-- Start Recorded data --

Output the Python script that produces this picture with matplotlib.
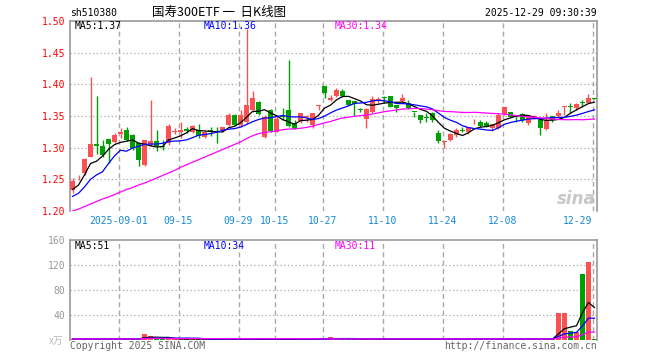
import matplotlib
matplotlib.use('Agg')
import matplotlib.pyplot as plt
import numpy as np
import pandas as pd

# trading days shown (2025)
dates = ['08-20', '08-21', '08-22', '08-25', '08-26', '08-27', '08-28', '08-29',
         '09-01', '09-02', '09-03', '09-04', '09-05', '09-08', '09-09', '09-10',
         '09-11', '09-12', '09-15', '09-16', '09-17', '09-18', '09-19', '09-22',
         '09-23', '09-24', '09-25', '09-26', '09-29', '09-30', '10-09', '10-10',
         '10-13', '10-14', '10-15', '10-16', '10-17', '10-20', '10-21', '10-22',
         '10-23', '10-24', '10-27', '10-28', '10-29', '10-30', '10-31', '11-03',
         '11-04', '11-05', '11-06', '11-07', '11-10', '11-11', '11-12', '11-13',
         '11-14', '11-17', '11-18', '11-19', '11-20', '11-21', '11-24', '11-25',
         '11-26', '11-27', '11-28', '12-01', '12-02', '12-03', '12-04', '12-05',
         '12-08', '12-09', '12-10', '12-11', '12-12', '12-15', '12-16', '12-17',
         '12-18', '12-19', '12-22', '12-23', '12-24', '12-25', '12-26', '12-29']

opens = [1.233, 1.253, 1.260, 1.286, 1.306, 1.303, 1.314, 1.309, 1.321, 1.328,
         1.320, 1.307, 1.272, 1.306, 1.311, 1.303, 1.307, 1.324, 1.324, 1.330,
         1.324, 1.328, 1.317, 1.328, 1.327, 1.328, 1.336, 1.352, 1.336, 1.341,
         1.359, 1.372, 1.317, 1.359, 1.325, 1.349, 1.360, 1.339, 1.342, 1.348,
         1.336, 1.366, 1.397, 1.376, 1.382, 1.389, 1.376, 1.373, 1.361, 1.345,
         1.357, 1.375, 1.380, 1.382, 1.368, 1.373, 1.370, 1.357, 1.352, 1.348,
         1.354, 1.323, 1.309, 1.312, 1.320, 1.328, 1.324, 1.340, 1.341, 1.339,
         1.331, 1.331, 1.353, 1.356, 1.350, 1.353, 1.339, 1.348, 1.343, 1.329,
         1.350, 1.350, 1.365, 1.366, 1.362, 1.372, 1.371, 1.378]
closes = [1.248, 1.254, 1.282, 1.306, 1.303, 1.289, 1.306, 1.320, 1.324, 1.312,
          1.299, 1.281, 1.312, 1.311, 1.303, 1.301, 1.334, 1.327, 1.328, 1.327,
          1.334, 1.319, 1.324, 1.324, 1.325, 1.332, 1.352, 1.336, 1.352, 1.367,
          1.379, 1.353, 1.349, 1.326, 1.346, 1.348, 1.335, 1.330, 1.354, 1.350,
          1.354, 1.367, 1.387, 1.378, 1.391, 1.381, 1.368, 1.369, 1.360, 1.361,
          1.377, 1.376, 1.378, 1.365, 1.362, 1.379, 1.362, 1.356, 1.343, 1.347,
          1.343, 1.310, 1.310, 1.321, 1.328, 1.327, 1.332, 1.341, 1.334, 1.333,
          1.337, 1.352, 1.364, 1.349, 1.349, 1.343, 1.349, 1.350, 1.331, 1.343,
          1.344, 1.355, 1.366, 1.364, 1.369, 1.370, 1.379, 1.377]
highs = [1.252, 1.257, 1.283, 1.412, 1.382, 1.312, 1.314, 1.323, 1.331, 1.332,
         1.322, 1.308, 1.312, 1.375, 1.328, 1.312, 1.337, 1.331, 1.340, 1.332,
         1.336, 1.337, 1.326, 1.333, 1.333, 1.333, 1.354, 1.353, 1.359, 1.488,
         1.389, 1.374, 1.352, 1.361, 1.352, 1.362, 1.438, 1.344, 1.354, 1.351,
         1.355, 1.368, 1.398, 1.383, 1.395, 1.393, 1.376, 1.373, 1.363, 1.362,
         1.381, 1.380, 1.381, 1.382, 1.368, 1.384, 1.375, 1.357, 1.352, 1.354,
         1.356, 1.328, 1.310, 1.323, 1.331, 1.333, 1.333, 1.345, 1.343, 1.342,
         1.338, 1.354, 1.365, 1.357, 1.352, 1.355, 1.351, 1.352, 1.343, 1.354,
         1.350, 1.359, 1.366, 1.370, 1.370, 1.375, 1.385, 1.378]
lows = [1.229, 1.249, 1.257, 1.285, 1.290, 1.286, 1.276, 1.307, 1.315, 1.311,
        1.296, 1.271, 1.271, 1.302, 1.294, 1.296, 1.304, 1.321, 1.316, 1.323,
        1.323, 1.316, 1.316, 1.319, 1.308, 1.325, 1.334, 1.335, 1.333, 1.338,
        1.357, 1.352, 1.316, 1.325, 1.324, 1.344, 1.333, 1.329, 1.339, 1.340,
        1.331, 1.359, 1.378, 1.373, 1.380, 1.380, 1.367, 1.350, 1.356, 1.331,
        1.354, 1.370, 1.371, 1.364, 1.357, 1.370, 1.361, 1.348, 1.339, 1.341,
        1.341, 1.308, 1.300, 1.311, 1.317, 1.324, 1.322, 1.337, 1.333, 1.332,
        1.327, 1.329, 1.352, 1.348, 1.341, 1.341, 1.336, 1.346, 1.320, 1.328,
        1.341, 1.348, 1.352, 1.355, 1.359, 1.365, 1.370, 1.377]

# volume in 万手
volumes = [1.6, 1.6, 1.6, 1.6, 1.6, 1.6, 1.6, 1.6, 1.6, 1.6,
           3.2, 1.6, 9.6, 6.4, 1.6, 1.6, 1.6, 1.6, 1.6, 1.6,
           1.6, 1.6, 1.6, 1.6, 1.6, 1.6, 1.6, 1.6, 1.6, 1.6,
           1.6, 1.6, 1.6, 1.6, 1.6, 1.6, 1.6, 1.6, 1.6, 1.6,
           1.6, 1.6, 1.6, 5.0, 1.6, 1.6, 1.6, 1.6, 1.6, 1.6,
           1.6, 1.6, 1.6, 1.6, 1.6, 1.6, 1.6, 1.6, 1.6, 1.6,
           1.6, 1.6, 1.6, 1.6, 1.6, 1.6, 1.6, 1.6, 1.6, 1.6,
           1.6, 1.6, 1.6, 1.6, 1.6, 1.6, 1.6, 1.6, 1.6, 1.6,
           1.6, 42.7, 42.7, 14.4, 12.3, 105.6, 125.3, 1.6]

# moving-average values before enough days are in view
ma5_head = [1.234, 1.241, 1.257, 1.275]
ma10_head = [1.223, 1.228, 1.238, 1.250, 1.257, 1.262, 1.275, 1.287, 1.296]
ma30_head = [1.200, 1.203, 1.207, 1.211, 1.215, 1.219, 1.222, 1.226, 1.230, 1.234,
             1.237, 1.241, 1.244, 1.248, 1.252, 1.256, 1.260, 1.264, 1.269, 1.273,
             1.277, 1.281, 1.285, 1.289, 1.293, 1.297, 1.301, 1.305, 1.309]

tick_keys = ['09-01', '09-15', '09-29', '10-15', '10-27', '11-10', '11-24', '12-08', '12-29']
tick_labels = ['2025-09-01', '09-15', '09-29', '10-15', '10-27', '11-10', '11-24', '12-08', '12-29']

W, H = 660, 360
RED = '#fa5252'
GREEN = '#00a000'
GRID = '#aaaaaa'
MONO = 'DejaVu Sans Mono'
CJK = ['Noto Sans CJK SC', 'DejaVu Sans']

o = np.array(opens)
c = np.array(closes)
hi = np.array(highs)
lo = np.array(lows)
v = np.array(volumes)
x = np.arange(len(dates))
up = c >= o
cols = np.where(up, RED, GREEN)


def with_head(values, n, head):
    ma = pd.Series(values).rolling(n).mean().to_numpy()
    ma[:len(head)] = head
    return ma


ma5 = with_head(c, 5, ma5_head)
ma10 = with_head(c, 10, ma10_head)
ma30 = with_head(c, 30, ma30_head)
vma5 = pd.Series(v).rolling(5, min_periods=1).mean()
vma10 = pd.Series(v).rolling(10, min_periods=1).mean()
vma30 = pd.Series(v).rolling(30, min_periods=1).mean()

fig = plt.figure(figsize=(W / 100, H / 100), dpi=100)
fig.patch.set_facecolor('white')

ax = fig.add_axes([70 / W, 1 - 211 / H, 527 / W, 190 / H])
axv = fig.add_axes([70 / W, 1 - 340 / H, 527 / W, 100 / H])

tick_pos = [dates.index(k) - 0.33 for k in tick_keys]

for a in (ax, axv):
    a.set_xlim(-0.42, len(dates) - 0.58)
    for s in ('top', 'left', 'right'):
        a.spines[s].set_color('#999999')
        a.spines[s].set_linewidth(1.2)
    a.spines['bottom'].set_visible(False)
    a.set_xticks([])
    for p in tick_pos:
        a.axvline(p, color=GRID, lw=1.0, dashes=(3.5, 2.5), zorder=0)
    a.tick_params(axis='y', length=0, pad=3.5)

# price panel
ax.set_ylim(1.20, 1.50)
ax.set_yticks([1.20, 1.25, 1.30, 1.35, 1.40, 1.45, 1.50])
ax.set_yticklabels(['%.2f' % t for t in ax.get_yticks()], family=MONO,
                   fontsize=7, color='red')
for t in [1.25, 1.30, 1.35, 1.40, 1.45]:
    ax.axhline(t, color=GRID, lw=0.9, dashes=(1, 2), zorder=0)

ax.vlines(x, lo, hi, colors=cols, lw=1.0, zorder=2)
body = np.maximum(np.abs(c - o), 0.0013)
ax.bar(x, body, bottom=np.minimum(o, c), width=0.78, color=cols,
       linewidth=0, zorder=3)

ax.plot(x, ma5, color='black', lw=0.9, zorder=4)
ax.plot(x, ma10, color='#0000ff', lw=0.9, zorder=4)
ax.plot(x, ma30, color='#ff00ff', lw=0.9, zorder=4)

for p, lab in zip(tick_pos, tick_labels):
    ha = 'right' if lab == tick_labels[-1] else 'center'
    ax.text(p, -0.055, lab, transform=ax.get_xaxis_transform(), ha=ha,
            va='center', family=MONO, fontsize=7, color='#1589d6')

# volume panel
axv.set_ylim(0, 160)
axv.set_yticks([0, 40, 80, 120, 160])
axv.set_yticklabels(['', '40', '80', '120', '160'], family=MONO,
                    fontsize=7, color='#999999')
for t in [40, 80, 120]:
    axv.axhline(t, color=GRID, lw=0.9, dashes=(1, 2), zorder=0)
axv.bar(x, v, width=0.78, color=cols, linewidth=0, zorder=2)
axv.plot(x, vma5, color='black', lw=0.9, zorder=3)
axv.plot(x, vma10, color='#0000ff', lw=0.9, zorder=3)
axv.plot(x, vma30, color='#ff00ff', lw=0.9, zorder=3)


def px_text(xp, yp, s, **kw):
    fig.text(xp / W, 1 - yp / H, s, **kw)


# header texts
px_text(70, 13.5, 'sh510380', family=MONO, fontsize=7, va='center')
px_text(219, 12.5, '国寿300ETF 一  日K线图', family=CJK, fontsize=9,
        ha='center', va='center')
px_text(597, 13, '2025-12-29 09:30:39', family=MONO, fontsize=7,
        ha='right', va='center')

# moving-average legends
px_text(75, 26, 'MA5:1.37', family=MONO, fontsize=7, va='center', color='black')
px_text(204, 26, 'MA10:1.36', family=MONO, fontsize=7, va='center', color='#0000ff')
px_text(335, 26, 'MA30:1.34', family=MONO, fontsize=7, va='center', color='#ff00ff')
px_text(75, 246, 'MA5:51', family=MONO, fontsize=7, va='center', color='black')
px_text(204, 246, 'MA10:34', family=MONO, fontsize=7, va='center', color='#0000ff')
px_text(335, 246, 'MA30:11', family=MONO, fontsize=7, va='center', color='#ff00ff')

px_text(63, 341, 'x万', family=CJK, fontsize=7, ha='right', va='center',
        color='#bbbbbb')

# footer
px_text(70, 346, 'Copyright 2025 SINA.COM', family=MONO, fontsize=7,
        va='center', color='#666666')
px_text(597, 346, 'http://finance.sina.com.cn', family=MONO, fontsize=7,
        ha='right', va='center', color='#666666')

# watermark
px_text(596, 199, 'sina', fontsize=12, fontweight='bold', style='italic',
        ha='right', va='center', color='#c8c8c8')

fig.savefig('out.png', dpi=100)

-- End Recorded data --

— Work required —
Provide the count, and nothing else, of lines in the data above where the word "matplotlib" occurs.

— Response to the task —
4